Extract the records in full, leaving every picture out.

----

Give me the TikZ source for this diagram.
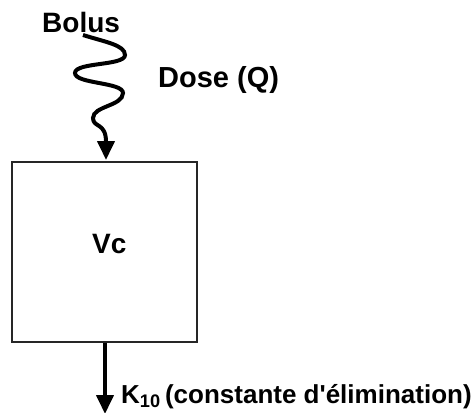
\documentclass[tikz,border=0pt]{standalone}
\usepackage{fontspec}
\setmainfont{Liberation Sans}
\newfontfamily\plainsans{Liberation Sans}[Ligatures=ResetAll]
\usetikzlibrary{arrows.meta}
\tikzset{
  lbl/.style={inner sep=0pt, anchor=base west, font=\bfseries\fontsize{28}{32}\selectfont},
  comp/.style={draw=black!85, line width=1.6pt, minimum width=185pt, minimum height=180pt, inner sep=0pt},
  flow/.style={line width=4pt, -{Triangle[length=19pt,width=17pt]}},
}
\begin{document}
\begin{tikzpicture}[x=1pt,y=-1pt]
\useasboundingbox (0,0) rectangle (475,413);
\node[lbl] (bolus) at (42,32) {Bolus};
\node[lbl, font=\bfseries\fontsize{29}{32}\selectfont] (dose) at (158,87) {Dose (Q)};
\node[comp] (vc) at (104.5,252) {};
\node[lbl] (vclabel) at (92,253) {Vc};
\coordinate (start) at (83,35);
\coordinate (tip) at (105,414);
\node[lbl, font=\plainsans\bfseries\fontsize{26}{30}\selectfont] (k) at (121,403) {K\textsubscript{10}\,(constante d'élimination)};
\draw[flow] (start) .. controls (105,42) and (125,45) .. (125,55)
  .. controls (125,66) and (75,62) .. (75,73)
  .. controls (75,84) and (123,82) .. (123,93)
  .. controls (123,106) and (93,106) .. (93,118)
  .. controls (93,128) and (106,122) .. (106,160);
\draw[flow] (vc.south -| tip) -- (tip);
\end{tikzpicture}
\end{document}
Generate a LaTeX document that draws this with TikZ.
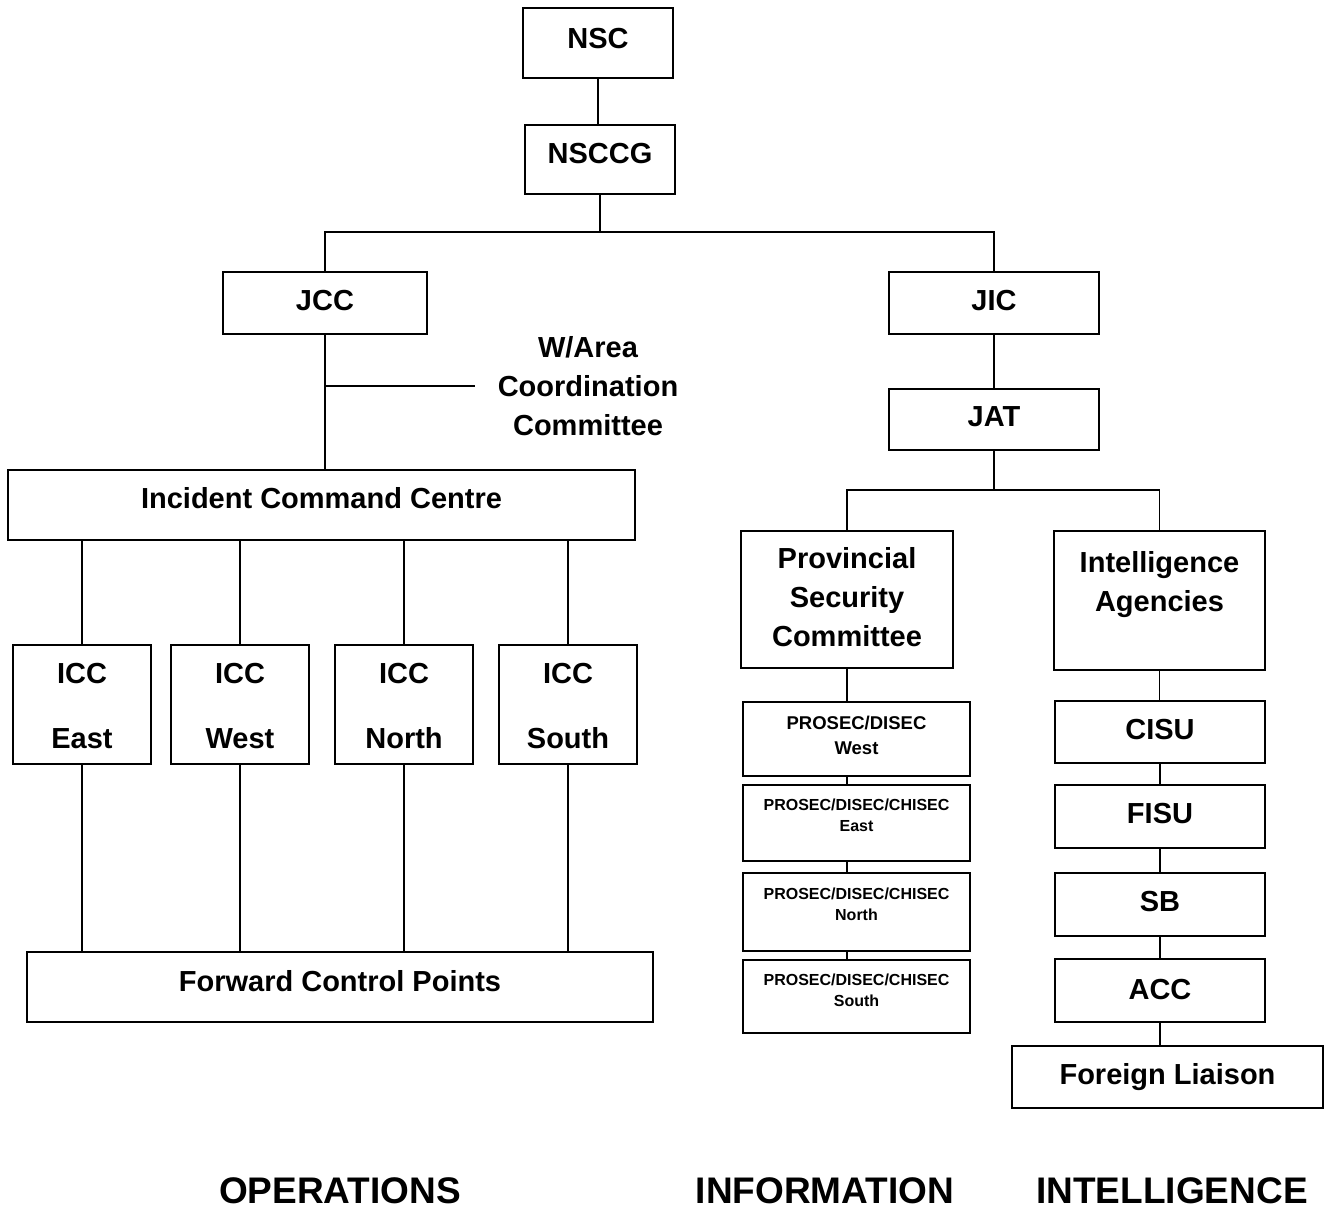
\documentclass[tikz,border=0pt]{standalone}
\usepackage{fontspec}
\setmainfont{Liberation Sans}
\newcommand{\lift}[2]{\raisebox{#1}[\height][\depth]{\begin{tabular}{@{}c@{}}#2\end{tabular}}}
\tikzset{
	fbody/.style={font=\bfseries\fontsize{14.5}{19.5}\selectfont},
	fwest/.style={font=\bfseries\fontsize{9.25}{12.5}\selectfont},
	fsmall/.style={font=\bfseries\fontsize{8}{10.5}\selectfont},
	ftitle/.style={font=\bfseries\fontsize{18.5}{22}\selectfont, inner sep=0pt},
	box/.style={draw, line width=1pt, inner sep=2pt, fbody},
	wh/.style 2 args={minimum width=#1*0.5pt, minimum height=#2*0.5pt},
	link/.style={line width=0.6pt}
}
\begin{document}
\begin{tikzpicture}[x=0.5pt, y=-0.5pt]
	\useasboundingbox (0,0) rectangle (1329,1209);

	% top of the chain
	\node[box, wh={150}{70}] (nsc) at (598,43) {\lift{1.3pt}{NSC}};
	\node[box, wh={150}{69}] (nsccg) at (600,159.5) {\lift{1.8pt}{NSCCG}};
	\node[box, wh={204}{62}] (jcc) at (325,303) {\lift{0pt}{JCC}};
	\node[box, wh={210}{62}] (jic) at (994,303) {\lift{0pt}{JIC}};
	\node[box, wh={210}{61}] (jat) at (994,419.5) {\lift{0.5pt}{JAT}};
	\coordinate (split) at (600,232);
	\coordinate (infosplit) at (994,490);

	% operations
	\node[fbody, inner xsep=11pt, inner ysep=0pt] (warea) at (588,386) {\lift{-1.3pt}{W/Area\\Coordination\\Committee}};
	\node[box, wh={627}{70}] (icc) at (321.5,505) {\lift{2.3pt}{Incident Command Centre}};
	\foreach \n/\x/\t in {icce/82/East, iccw/240/West, iccn/404/North, iccs/568/South}
		\node[box, wh={138}{119}] (\n) at (\x,704.5) {\lift{-1.7pt}{ICC\\[13pt]\t}};
	\node[box, wh={626}{70}] (fcp) at (340,987) {\lift{1.8pt}{Forward Control Points}};

	% information
	\node[box, wh={212}{137}] (psc) at (847,599.5) {\lift{0pt}{Provincial\\Security\\Committee}};
	\node[box, fwest, wh={227}{74}] (pw) at (856.5,739) {\lift{0.9pt}{PROSEC/DISEC\\West}};
	\node[box, fsmall, wh={227}{76}] (pe) at (856.5,823) {\lift{3pt}{PROSEC/DISEC/CHISEC\\East}};
	\node[box, fsmall, wh={227}{78}] (pn) at (856.5,912) {\lift{3pt}{PROSEC/DISEC/CHISEC\\North}};
	\node[box, fsmall, wh={227}{73}] (ps) at (856.5,996.5) {\lift{2.5pt}{PROSEC/DISEC/CHISEC\\South}};

	% intelligence
	\node[box, wh={211}{139}] (ia) at (1159.5,600.5) {\lift{8.3pt}{Intelligence\\Agencies}};
	\node[box, wh={210}{62}] (cisu) at (1160,732) {\lift{0pt}{CISU}};
	\node[box, wh={210}{63}] (fisu) at (1160,816.5) {\lift{0.3pt}{FISU}};
	\node[box, wh={210}{63}] (sb) at (1160,904.5) {\lift{0.3pt}{SB}};
	\node[box, wh={210}{63}] (acc) at (1160,990.5) {\lift{-0.7pt}{ACC}};
	\node[box, wh={311}{62}] (fl) at (1167.5,1077) {\lift{0pt}{Foreign Liaison}};

	% column titles
	\node[ftitle] (ops) at (340,1190.5) {OPERATIONS};
	\node[ftitle] (info) at (825,1190.5) {INFORMATION};
	\node[ftitle] (intel) at (1172,1190.5) {INTELLIGENCE};

	% connectors
	\draw[link] (nsc.south) -- (nsc.south |- nsccg.north);
	\draw[link] (nsccg.south) -- (split);
	\draw[link] (jcc.north) |- (split) -| (jic.north);
	\draw[link] (jcc.south) -- (jcc.south |- icc.north);
	\draw[link] (jcc.south |- warea.west) -- (warea.west);
	\foreach \n in {icce, iccw, iccn, iccs} {
		\draw[link] (\n.north) -- (\n.north |- icc.south);
		\draw[link] (\n.south) -- (\n.south |- fcp.north);
	}
	\draw[link] (jic.south) -- (jat.north);
	\draw[link] (jat.south) -- (infosplit);
	\draw[link] (psc.north) |- (infosplit) -| (ia.north);
	\draw[link] (psc.south) -- (psc.south |- pw.north);
	\foreach \a/\b in {pw/pe, pe/pn, pn/ps}
		\draw[link] (psc.south |- \a.south) -- (psc.south |- \b.north);
	\draw[link] (ia.south) -- (ia.south |- cisu.north);
	\foreach \a/\b in {cisu/fisu, fisu/sb, sb/acc}
		\draw[link] (\a.south) -- (\b.north);
	\draw[link] (acc.south) -- (acc.south |- fl.north);
\end{tikzpicture}
\end{document}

----

=== Task answer ===
Give me the TikZ source for this diagram.
\documentclass[tikz,border=0pt]{standalone}
\usepackage{fontspec}
\setmainfont{Liberation Sans}
\newfontfamily\plainsans{Liberation Sans}[Ligatures=ResetAll]
\usetikzlibrary{arrows.meta}
\tikzset{
  lbl/.style={inner sep=0pt, anchor=base west, font=\bfseries\fontsize{28}{32}\selectfont},
  comp/.style={draw=black!85, line width=1.6pt, minimum width=185pt, minimum height=180pt, inner sep=0pt},
  flow/.style={line width=4pt, -{Triangle[length=19pt,width=17pt]}},
}
\begin{document}
\begin{tikzpicture}[x=1pt,y=-1pt]
\useasboundingbox (0,0) rectangle (475,413);
\node[lbl] (bolus) at (42,32) {Bolus};
\node[lbl, font=\bfseries\fontsize{29}{32}\selectfont] (dose) at (158,87) {Dose (Q)};
\node[comp] (vc) at (104.5,252) {};
\node[lbl] (vclabel) at (92,253) {Vc};
\coordinate (start) at (83,35);
\coordinate (tip) at (105,414);
\node[lbl, font=\plainsans\bfseries\fontsize{26}{30}\selectfont] (k) at (121,403) {K\textsubscript{10}\,(constante d'élimination)};
\draw[flow] (start) .. controls (105,42) and (125,45) .. (125,55)
  .. controls (125,66) and (75,62) .. (75,73)
  .. controls (75,84) and (123,82) .. (123,93)
  .. controls (123,106) and (93,106) .. (93,118)
  .. controls (93,128) and (106,122) .. (106,160);
\draw[flow] (vc.south -| tip) -- (tip);
\end{tikzpicture}
\end{document}
Generate a LaTeX document that draws this with TikZ.
\documentclass[tikz,border=0pt]{standalone}
\usepackage{fontspec}
\setmainfont{Liberation Sans}
\newcommand{\lift}[2]{\raisebox{#1}[\height][\depth]{\begin{tabular}{@{}c@{}}#2\end{tabular}}}
\tikzset{
	fbody/.style={font=\bfseries\fontsize{14.5}{19.5}\selectfont},
	fwest/.style={font=\bfseries\fontsize{9.25}{12.5}\selectfont},
	fsmall/.style={font=\bfseries\fontsize{8}{10.5}\selectfont},
	ftitle/.style={font=\bfseries\fontsize{18.5}{22}\selectfont, inner sep=0pt},
	box/.style={draw, line width=1pt, inner sep=2pt, fbody},
	wh/.style 2 args={minimum width=#1*0.5pt, minimum height=#2*0.5pt},
	link/.style={line width=0.6pt}
}
\begin{document}
\begin{tikzpicture}[x=0.5pt, y=-0.5pt]
	\useasboundingbox (0,0) rectangle (1329,1209);

	% top of the chain
	\node[box, wh={150}{70}] (nsc) at (598,43) {\lift{1.3pt}{NSC}};
	\node[box, wh={150}{69}] (nsccg) at (600,159.5) {\lift{1.8pt}{NSCCG}};
	\node[box, wh={204}{62}] (jcc) at (325,303) {\lift{0pt}{JCC}};
	\node[box, wh={210}{62}] (jic) at (994,303) {\lift{0pt}{JIC}};
	\node[box, wh={210}{61}] (jat) at (994,419.5) {\lift{0.5pt}{JAT}};
	\coordinate (split) at (600,232);
	\coordinate (infosplit) at (994,490);

	% operations
	\node[fbody, inner xsep=11pt, inner ysep=0pt] (warea) at (588,386) {\lift{-1.3pt}{W/Area\\Coordination\\Committee}};
	\node[box, wh={627}{70}] (icc) at (321.5,505) {\lift{2.3pt}{Incident Command Centre}};
	\foreach \n/\x/\t in {icce/82/East, iccw/240/West, iccn/404/North, iccs/568/South}
		\node[box, wh={138}{119}] (\n) at (\x,704.5) {\lift{-1.7pt}{ICC\\[13pt]\t}};
	\node[box, wh={626}{70}] (fcp) at (340,987) {\lift{1.8pt}{Forward Control Points}};

	% information
	\node[box, wh={212}{137}] (psc) at (847,599.5) {\lift{0pt}{Provincial\\Security\\Committee}};
	\node[box, fwest, wh={227}{74}] (pw) at (856.5,739) {\lift{0.9pt}{PROSEC/DISEC\\West}};
	\node[box, fsmall, wh={227}{76}] (pe) at (856.5,823) {\lift{3pt}{PROSEC/DISEC/CHISEC\\East}};
	\node[box, fsmall, wh={227}{78}] (pn) at (856.5,912) {\lift{3pt}{PROSEC/DISEC/CHISEC\\North}};
	\node[box, fsmall, wh={227}{73}] (ps) at (856.5,996.5) {\lift{2.5pt}{PROSEC/DISEC/CHISEC\\South}};

	% intelligence
	\node[box, wh={211}{139}] (ia) at (1159.5,600.5) {\lift{8.3pt}{Intelligence\\Agencies}};
	\node[box, wh={210}{62}] (cisu) at (1160,732) {\lift{0pt}{CISU}};
	\node[box, wh={210}{63}] (fisu) at (1160,816.5) {\lift{0.3pt}{FISU}};
	\node[box, wh={210}{63}] (sb) at (1160,904.5) {\lift{0.3pt}{SB}};
	\node[box, wh={210}{63}] (acc) at (1160,990.5) {\lift{-0.7pt}{ACC}};
	\node[box, wh={311}{62}] (fl) at (1167.5,1077) {\lift{0pt}{Foreign Liaison}};

	% column titles
	\node[ftitle] (ops) at (340,1190.5) {OPERATIONS};
	\node[ftitle] (info) at (825,1190.5) {INFORMATION};
	\node[ftitle] (intel) at (1172,1190.5) {INTELLIGENCE};

	% connectors
	\draw[link] (nsc.south) -- (nsc.south |- nsccg.north);
	\draw[link] (nsccg.south) -- (split);
	\draw[link] (jcc.north) |- (split) -| (jic.north);
	\draw[link] (jcc.south) -- (jcc.south |- icc.north);
	\draw[link] (jcc.south |- warea.west) -- (warea.west);
	\foreach \n in {icce, iccw, iccn, iccs} {
		\draw[link] (\n.north) -- (\n.north |- icc.south);
		\draw[link] (\n.south) -- (\n.south |- fcp.north);
	}
	\draw[link] (jic.south) -- (jat.north);
	\draw[link] (jat.south) -- (infosplit);
	\draw[link] (psc.north) |- (infosplit) -| (ia.north);
	\draw[link] (psc.south) -- (psc.south |- pw.north);
	\foreach \a/\b in {pw/pe, pe/pn, pn/ps}
		\draw[link] (psc.south |- \a.south) -- (psc.south |- \b.north);
	\draw[link] (ia.south) -- (ia.south |- cisu.north);
	\foreach \a/\b in {cisu/fisu, fisu/sb, sb/acc}
		\draw[link] (\a.south) -- (\b.north);
	\draw[link] (acc.south) -- (acc.south |- fl.north);
\end{tikzpicture}
\end{document}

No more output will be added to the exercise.